Engage Your Marine Industry Customers with Interactive PR

Sharing all the exciting news about your company – new projects, products, promotions, special events, charitable involvement and more – is the foundation of solid marine industry public relations, whether you’re targeting the marine trade or consumers. Publicity positions your company as newsworthy and “pushes out” your messages to the audiences you need to reach. When your goal is to “pull” people toward your business, however, one-way marketing alone won’t do. Here are some engaging PR ideas to help bait the hook.

One size does not fit all. The cardinal rule of marketing is to know your customers. It’s obvious that all customers are not alike, and with so many marine related companies and service options to choose from, consumers need to know why they should come to you. So while your quality, reliability and new products and services are outstanding, you also may need to engage your customers on a more personalized level. Effective PR offers many different ways to help build loyal relationships and valuable referrals. Some people are excited by special offers presented to them via personalized correspondence; others appreciate your supporting their charity of choice or inviting them to special events. The bottom line is that boat owners have multiple places to find reliable products with attentive service at acceptable prices. Your job is to convince them that your company is personally better for them than the rest.

Social media build community. The marine industry is inherently a social place.
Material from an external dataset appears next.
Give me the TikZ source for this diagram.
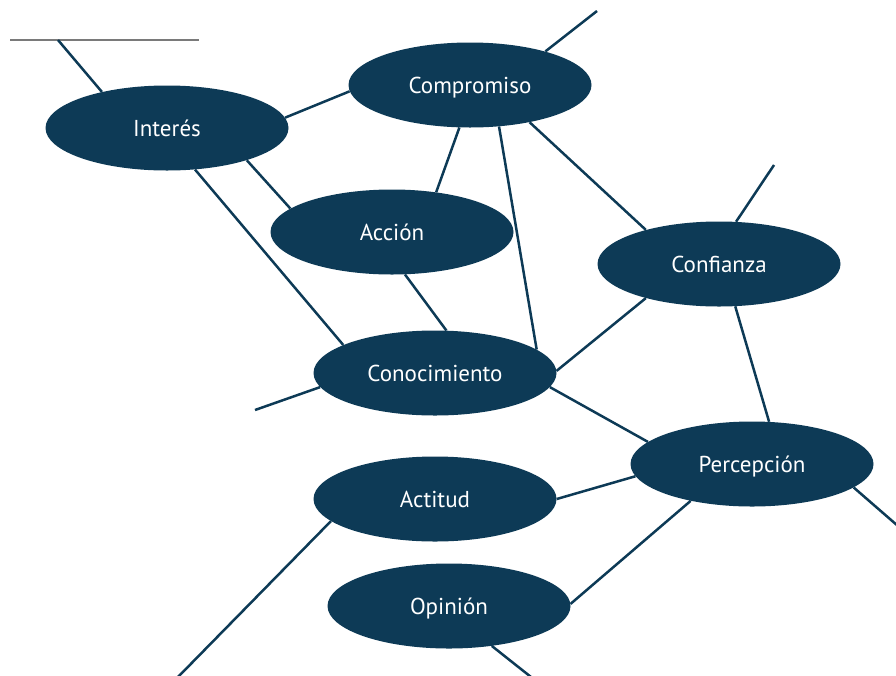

Chances are your customer is already involved in online conversations. Twitter, in particular, is the real time forum for all types of chatter. Other sites, with Facebook at the top of the list, draw substantial traffic. When you join the conversation, you show that your company is listening and learning from clients and potential clients. Responding to the good and the bad shows that you care about what people think. Social media platforms such as Facebook and blogs offer many creative ways to converse with the boating public and get them actively involved with what’s going on in your business. The barrier and cost element is almost nonexistent, especially if your public relations firm has strong capabilities in both traditional and social media. Join the conversation by creating a community for your brand. Start small and gradually expand your use of social media platforms. You will get out of it what you put into it, and many of your customers are already there.

Embrace mobile marketing. Speaking of conversations, by 2014, mobile internet is projected to take over desktop internet usage. One other thing to consider is that Americans on average spend 2.7 hours per day socializing on their mobile devices. This only scratches the surface of the potential for staying connected through customers’ smartphones. Custom applications allow companies to inform consumers about special events, new products, promotions and everything that’s going on. Don’t forget about optimizing your website for mobile as well.

Get the crew on board. All the external PR in the world won’t work without positive support from front-line personnel. The manager or owner of a business may have the best intentions in the world, but the service team has the most public contact. While training your team is more an operations responsibility than a PR function, it is profoundly important to a company’s relationship with the public and can sink a good PR program like the Titanic. Companies can build loyalty among associates through participation in news stories, company newsletters, awards, charitable projects and other activities that foster a sense of community and mutual commitment. Public relations professionals work with companies on tactics that engage their sales and service teams in ways that promote their vital role as public relations ambassadors.

Consumers have many choices and loyalty is hard to build. Visibility and engagement should be the goals of every company’s public relations plan.